I recalled a sequence I read in an Archie comic decades ago, in which Veronica enlists Betty’s help in teaching her how to act like less of a spoiled rich girl. Almost immediately, one of their classmates comes upon her and returns a $20 bill that she had just dropped. Veronica thanks the boy and returns the note to its place as a bookmark, to which Betty explains that most people would not use a bill of such a denomination for that purpose. While inflation has lessened the egregiousness of the interchange, its point holds up enough to mock my notion of literally throwing away the same amount, an even more callous usage than as a physical placeholder in a text.
And so rather than continuing in the effort towards immediate disposal, I latched on to the bill’s narrative value, buying myself a story to tell for a steal at $20. Admittedly, the next denomination up would likely be enough for me to have just gone ahead with the initial ATM deposit plan, though the stakes would certainly be raised in that case for me to track down just how I would have come into possession of such a note. The story as it stands plays on some favorite and timely personal themes— the fear of misread intentions, the guilt and tenuousness of middle class stability, the notion that conscience has a selling point, and more. In a sense all money of modern society is contaminated with evils far beyond crude defacement, our financial systems often relying upon the misfortune of others.

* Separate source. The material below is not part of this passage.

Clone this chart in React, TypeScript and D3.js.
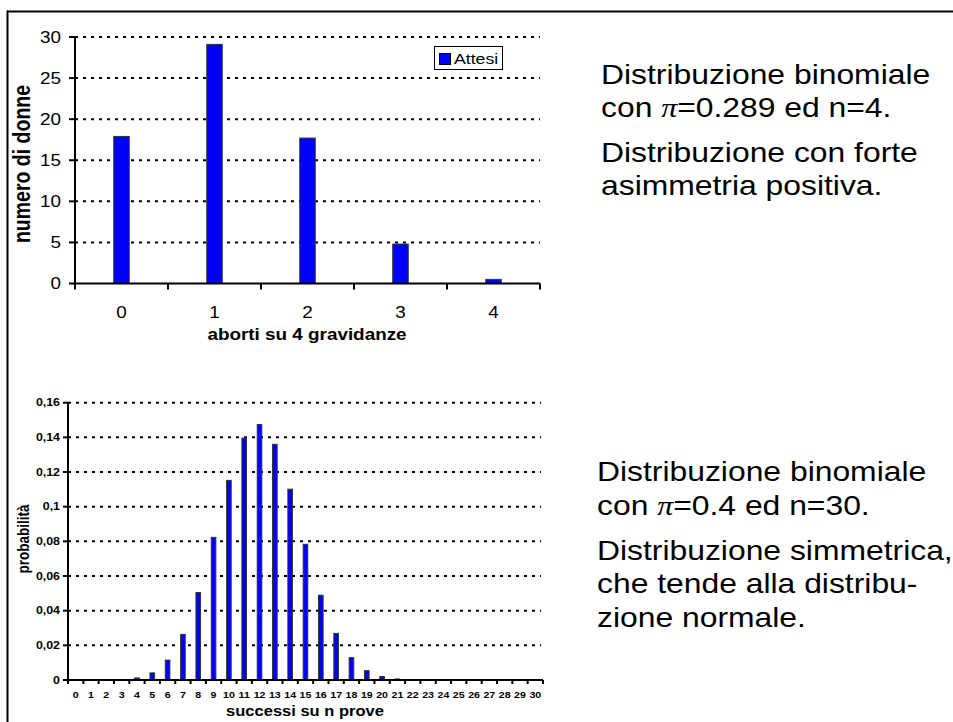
import React from "react";
import * as d3 from "d3";

const topCategories = ["0", "1", "2", "3", "4"];
const topValues = [17.9, 29.1, 17.7, 4.8, 0.5];
const topTicks = [0, 5, 10, 15, 20, 25, 30];
const legendLabel = "Attesi";

const botCategories = Array.from({ length: 31 }, (_, i) => String(i));
const botValues = [
  0, 0, 0, 0.0003, 0.0012, 0.0041, 0.0115, 0.0263, 0.0505, 0.0823, 0.1152,
  0.1396, 0.1474, 0.136, 0.1101, 0.0783, 0.0489, 0.0269, 0.0129, 0.0054,
  0.002, 0.0006, 0.0002, 0, 0, 0, 0, 0, 0, 0, 0,
];
const botTicks = [0, 0.02, 0.04, 0.06, 0.08, 0.1, 0.12, 0.14, 0.16];

const topText = [
  ["Distribuzione binomiale"],
  ["con ", "π", "=0.289 ed n=4."],
  ["Distribuzione con forte"],
  ["asimmetria positiva."],
];
const botText = [
  ["Distribuzione binomiale"],
  ["con ", "π", "=0.4 ed n=30."],
  ["Distribuzione simmetrica,"],
  ["che tende alla distribu-"],
  ["zione normale."],
];

const FONT = "Arial, 'Liberation Sans', Helvetica, sans-serif";
const BLUE = "#0000FF";
const SX = 1.18; // horizontal stretch of the reference's text

function fmtComma(v: number) {
  return String(+v.toFixed(2)).replace(".", ",");
}

type TProps = {
  x: number;
  y: number;
  size: number;
  anchor?: "start" | "middle" | "end";
  bold?: boolean;
  rotate?: boolean;
  dy?: string;
  children: React.ReactNode;
};

function T({ x, y, size, anchor = "start", bold = false, rotate = false, dy = "0.36em", children }: TProps) {
  return (
    <text
      transform={`translate(${x},${y}) scale(${SX},1)${rotate ? " rotate(-90)" : ""}`}
      textAnchor={anchor}
      dy={dy}
      fontSize={size}
      fontWeight={bold ? "bold" : "normal"}
      fontFamily={FONT}
      fill="#000"
    >
      {children}
    </text>
  );
}

export default function App() {
  // top chart scales
  const tx = d3.scaleBand<string>().domain(topCategories).range([75, 540]).padding(0);
  const ty = d3.scaleLinear().domain([0, 30]).range([283.5, 37]);
  const tBarW = 15.5;

  // bottom chart scales
  const bx = d3.scaleBand<string>().domain(botCategories).range([68, 543]).padding(0);
  const by = d3.scaleLinear().domain([0, 0.16]).range([680, 402.7]);
  const bBarW = 4.6;

  const textLine = (parts: string[], x: number, y: number, key: string) => (
    <T key={key} x={x} y={y} size={27} dy="0">
      {parts.map((p, i) =>
        p === "π" ? (
          <tspan key={i} fontFamily="'Liberation Serif', 'DejaVu Serif', serif" fontStyle="italic">
            {p}
          </tspan>
        ) : (
          <tspan key={i}>{p}</tspan>
        )
      )}
    </T>
  );

  const topBaselines = [84, 117, 162, 195];
  const botBaselines = [481, 515, 560, 593, 627];

  return (
    <svg
      width={953}
      height={722}
      style={{ position: "absolute", left: 0, top: 0, background: "#fff" }}
      fontFamily={FONT}
    >
      <rect x={0} y={0} width={953} height={722} fill="#fff" />
      {/* frame */}
      <line x1={7} x2={953} y1={11.5} y2={11.5} stroke="#000" strokeWidth={2} />
      <line x1={7.5} x2={7.5} y1={10.5} y2={722} stroke="#000" strokeWidth={2} />

      {/* ---------- TOP CHART ---------- */}
      {topTicks.filter((t) => t > 0).map((t) => (
        <line key={"tg" + t} x1={75} x2={540} y1={ty(t)} y2={ty(t)} stroke="#000" strokeWidth={2} strokeDasharray="3,5" />
      ))}
      {topCategories.map((c, i) => (
        <rect
          key={"tb" + c}
          x={tx(c)! + tx.bandwidth() / 2 - tBarW / 2}
          y={ty(topValues[i])}
          width={tBarW}
          height={ty(0) - ty(topValues[i])}
          fill={BLUE}
          stroke="#333"
          strokeWidth={1}
        />
      ))}
      <line x1={75} x2={75} y1={ty(30)} y2={ty(0)} stroke="#000" strokeWidth={2} />
      <line x1={74} x2={540} y1={ty(0)} y2={ty(0)} stroke="#000" strokeWidth={2} />
      {topTicks.map((t) => (
        <g key={"tt" + t}>
          <line x1={69} x2={75} y1={ty(t)} y2={ty(t)} stroke="#000" strokeWidth={2} />
          <T x={61} y={ty(t)} size={16} anchor="end">
            {t}
          </T>
        </g>
      ))}
      {[...topCategories.map((c) => tx(c)!), 540].map((x, i) => (
        <line key={"tx" + i} x1={x} x2={x} y1={ty(0)} y2={ty(0) + 6} stroke="#000" strokeWidth={2} />
      ))}
      {topCategories.map((c) => (
        <T key={"tl" + c} x={tx(c)! + tx.bandwidth() / 2} y={312} size={16} anchor="middle">
          {c}
        </T>
      ))}
      <T x={307} y={334} size={16} anchor="middle" bold>
        aborti su 4 gravidanze
      </T>
      <T x={22} y={164} size={19.5} anchor="middle" bold rotate>
        numero di donne
      </T>
      {/* legend */}
      <rect x={434.5} y={46.5} width={68} height={23} fill="#fff" stroke="#000" strokeWidth={1} />
      <rect x={439.5} y={53.5} width={11} height={11} fill={BLUE} stroke="#000" strokeWidth={1} />
      <T x={454} y={59} size={15}>
        {legendLabel}
      </T>

      {/* ---------- BOTTOM CHART ---------- */}
      {botTicks.filter((t) => t > 0).map((t) => (
        <line key={"bg" + t} x1={68} x2={541} y1={by(t)} y2={by(t)} stroke="#000" strokeWidth={2} strokeDasharray="3,5" />
      ))}
      {botCategories.map((c, i) => (
        <rect
          key={"bb" + c}
          x={bx(c)! + bx.bandwidth() / 2 - bBarW / 2}
          y={by(botValues[i])}
          width={bBarW}
          height={by(0) - by(botValues[i])}
          fill={BLUE}
          stroke="#333"
          strokeWidth={1}
        />
      ))}
      <line x1={68} x2={68} y1={by(0.16)} y2={by(0)} stroke="#000" strokeWidth={2} />
      <line x1={67} x2={543} y1={by(0)} y2={by(0)} stroke="#000" strokeWidth={2} />
      {botTicks.map((t) => (
        <g key={"bt" + t}>
          <line x1={63} x2={68} y1={by(t)} y2={by(t)} stroke="#000" strokeWidth={2} />
          <T x={60} y={by(t)} size={10.5} anchor="end" bold>
            {fmtComma(t)}
          </T>
        </g>
      ))}
      {[...botCategories.map((c) => bx(c)!), 543].map((x, i) => (
        <line key={"bx" + i} x1={x} x2={x} y1={by(0)} y2={by(0) + 4} stroke="#000" strokeWidth={2} />
      ))}
      {botCategories.map((c) => (
        <T key={"bl" + c} x={bx(c)! + bx.bandwidth() / 2} y={695} size={9} anchor="middle" bold>
          {c}
        </T>
      ))}
      <T x={305} y={711} size={14} anchor="middle" bold>
        successi su n prove
      </T>
      <T x={23} y={539} size={13.5} anchor="middle" bold rotate>
        probabilità
      </T>

      {/* ---------- TEXT ---------- */}
      {topText.map((parts, i) => textLine(parts, 601, topBaselines[i], "tt" + i))}
      {botText.map((parts, i) => textLine(parts, 597, botBaselines[i], "bt" + i))}
    </svg>
  );
}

Retaining the bill for now, along with the opportunity to tell its story, also allows me to solicit ideas from others on what next to do with it. So far, the idea of dropping by a soup kitchen has been floated, with the opportunity to dispel the notion that personal interaction would assuredly end in an ill judgment for me. Dropping it somewhere it’d likely to be found by a person in need still seems promising, though even the most downtrodden fellow might find the bill as much a curse as I have, perhaps more so. I suspect that whoever initiated this scenario likely invented this “Ella”, perhaps as an experiment in the all-too-abused medium of performance art, to see what people like me would do upon receiving the note. That certainly seems likely, and would be a comfort in knowing that there is at least one person who has been even more frivolous with this money than me.
The age of cash is just about behind us, yet its exchange can still offer up human moments. As a physical manifestation of the imaginary sums upon which our society rests, these promissory notes and coinage are public works of art that have recently taken on literal lives of their own. The Internet has taken to tracking single dollar bills, producing national narratives around the exchange of small currency. As much value as we ascribe to them, sometimes the things we do against that value may increase it along other axes. It’s certainly a fitting expression for the current state of San Francisco, struggling to realign along a new definition of creativity and assigning to it the proper dollar amount. I hold my own leanings in such matters, and as with the dispersement of this modestly monetary albatross, I’m open to ideas in the meantime.